One Message Many Ways
While the majority of nonprofits set out to create real change in society, the reality is that the nonprofit space is one of the most competitive sectors there is. It’s already incredibly crowded with many nonprofits sharing identical objectives. Users, donors and volunteers need to be acutely aware of a nonprofit’s mission if they are to lend their support – and therefore that mission needs to be specific and comprehendible. Just like any other business, being analogous and indistinctive will result in more competition and less visibility. One’s mission must be boiled down to its core components, and effectively communicated across all marketing channels.
Think about the homepage of a website for example – are visitors being reminded enough about the value proposition the nonprofit looks to bring to the community? How about when they click on the ‘About Us’ page? Is it about the individual employees? The founder’s credentials? Or does it reiterate the purpose and goals of the organization? The mission should guide the organization’s culture, which will help it to more authentically emerge in the use of different tactics like video interviews and photography.

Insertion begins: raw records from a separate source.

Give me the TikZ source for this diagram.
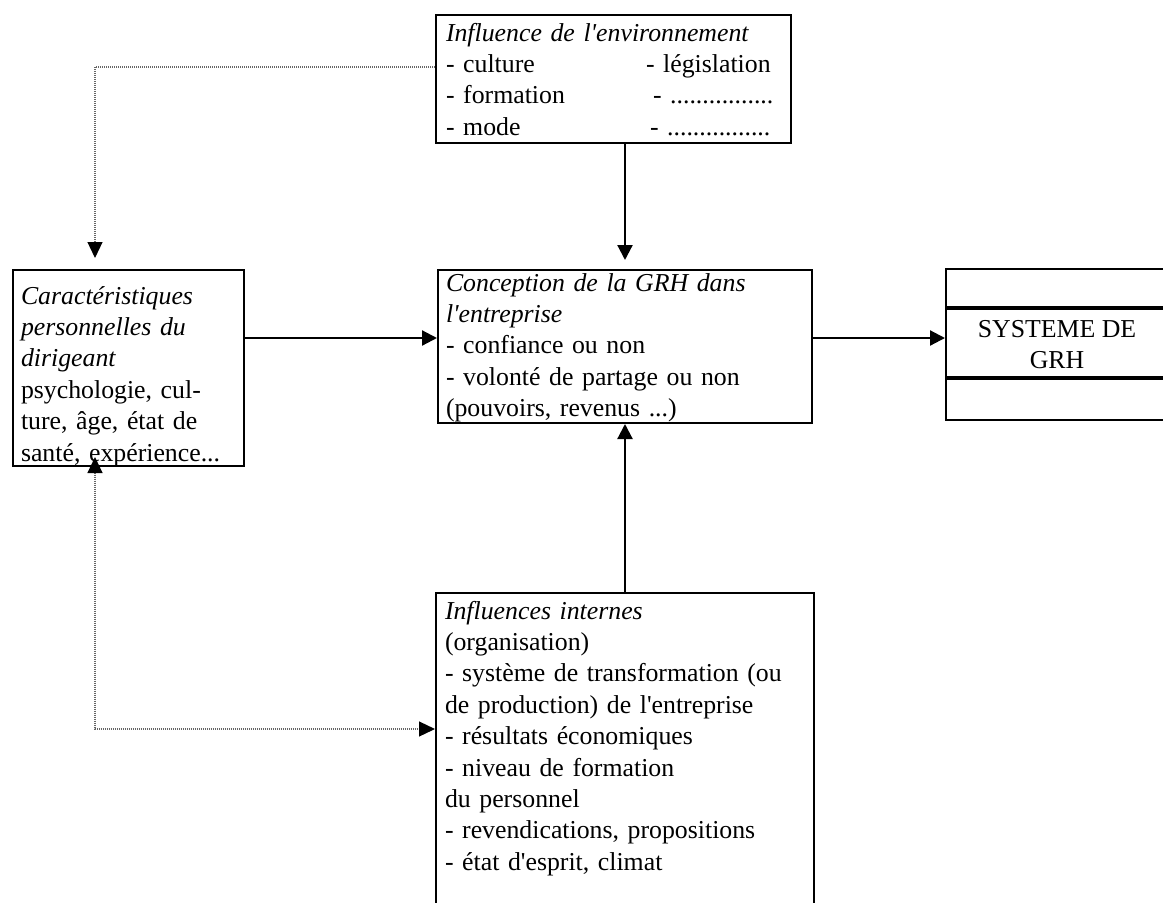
\documentclass[tikz,border=0pt]{standalone}
\usepackage{fontspec}
\setmainfont{Liberation Serif}
\usetikzlibrary{arrows.meta,
                calc,
                positioning}
\newcommand{\apos}{\textquotesingle}

\begin{document}
\begin{tikzpicture}[
            x = 1pt, y = -1pt,
            every node/.style = {font=\fontsize{25.8}{31.4}\selectfont},
            box/.style = {draw, line width=2pt, rectangle, anchor=north west,
                    align=left, inner ysep=0pt},
            sysbox/.style = {draw, line width=2pt, rectangle, align=center,
                    minimum width=222pt, minimum height=151pt, inner sep=0pt},
            arr/.tip = {Triangle[length=15pt, width=15pt]},
            darr/.tip = {Triangle[length=16pt, width=15pt, color=black]},
            flow/.style = {line width=2.2pt, -arr},
            link/.style = {line width=1.2pt, black!60, dash pattern=on 1pt off 1pt}]

        \useasboundingbox (0,0) rectangle (1163,903);
        \clip (0,0) rectangle (1163,903);

        \node [box, inner xsep=10pt, text width=335pt,
            text height=26pt, text depth=102pt] (env) at (435,14)
            {\textit{Influence de l\apos{}environnement}\\
             \makebox[200pt][l]{- culture}- législation\\
             \makebox[207pt][l]{- formation}- ................\\
             \makebox[204pt][l]{- mode}- ................}; % environnement
        \node [box, inner xsep=8pt, text width=215pt,
            text height=34pt, text depth=162pt] (dir) at (12,269)
            {\textit{Caractéristiques}\\
             \textit{personnelles du}\\
             \textit{dirigeant}\\
             psychologie, cul-\\
             ture, âge, état de\\
             \mbox{santé, expérience...}}; % dirigeant
        \node [box, inner xsep=8pt, text width=358pt,
            text height=21pt, text depth=132pt] (gest) at (437,269)
            {\textit{Conception de la GRH dans}\\
             \textit{l\apos{}entreprise}\\
             - confiance ou non\\
             - volonté de partage ou non\\
             (pouvoirs, revenus ...)}; % conception
        \node [box, inner xsep=9pt, text width=360pt,
            text height=26pt, text depth=318pt] (int) at (435,592)
            {\textit{Influences internes}\\
             (organisation)\\
             - système de transformation (ou\\
             de production) de l\apos{}entreprise\\
             - résultats économiques\\
             - niveau de formation\\
             du personnel\\
             - revendications, propositions\\
             - état d\apos{}esprit, climat}; % internes
        \node [sysbox] (sys) at (1057,344.5) {SYSTEME DE\\GRH}; % systeme

        \draw [line width=3.5pt] ([yshift=-40pt]sys.north west) -- ([yshift=-40pt]sys.north east);
        \draw [line width=3.5pt] ([yshift=-110pt]sys.north west) -- ([yshift=-110pt]sys.north east);

        %%
        \coordinate (row) at (0,338);
        \coordinate (lnk1) at (95,67);
        \coordinate (lnk2) at (95,729);

        \draw [flow, shorten >=9pt] (gest.north |- env.south) -- (gest.north);
        \draw [flow] (int.north) -- (gest.south);
        \draw [flow] (dir.east |- row) -- (gest.west |- row);
        \draw [flow] (gest.east |- row) -- (sys.west |- row);

        % dotted links
        \draw [link, -darr, shorten >=11pt]
        (env.west |- lnk1) -- (lnk1) -- (lnk1 |- dir.north);
        \draw [link, darr-darr, shorten <=-10pt]
        (lnk1 |- dir.south) -- (lnk2) -- (int.west |- lnk2);
    \end{tikzpicture}
\end{document}
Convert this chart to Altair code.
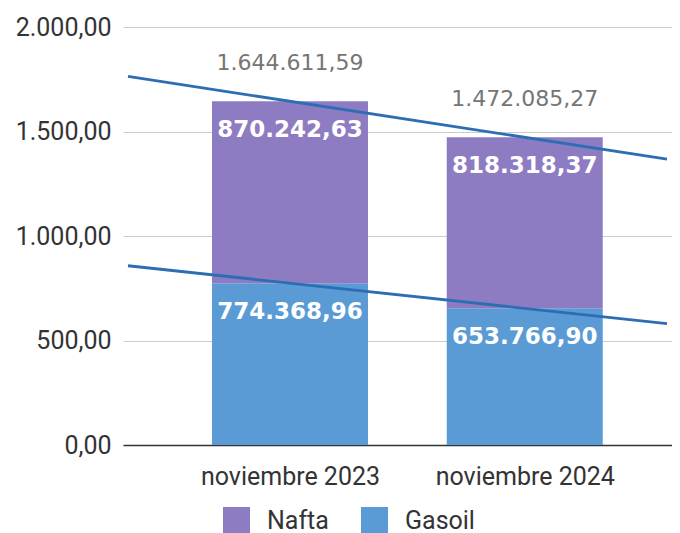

In closing, the three points above are just scratching the surface of what was covered over the duration of the conference. Although, it definitely was worth noting that there was a shared challenge in that too often, nonprofits struggle to get out of their own way when it comes to attracting donors and volunteers. They are eternally charged with finding new ways to convey why their cause matters and why supporters need to get involved. If nonprofits satisfy these requirements, donors and volunteers will feel empowered to take action, and ultimately share in the greater good.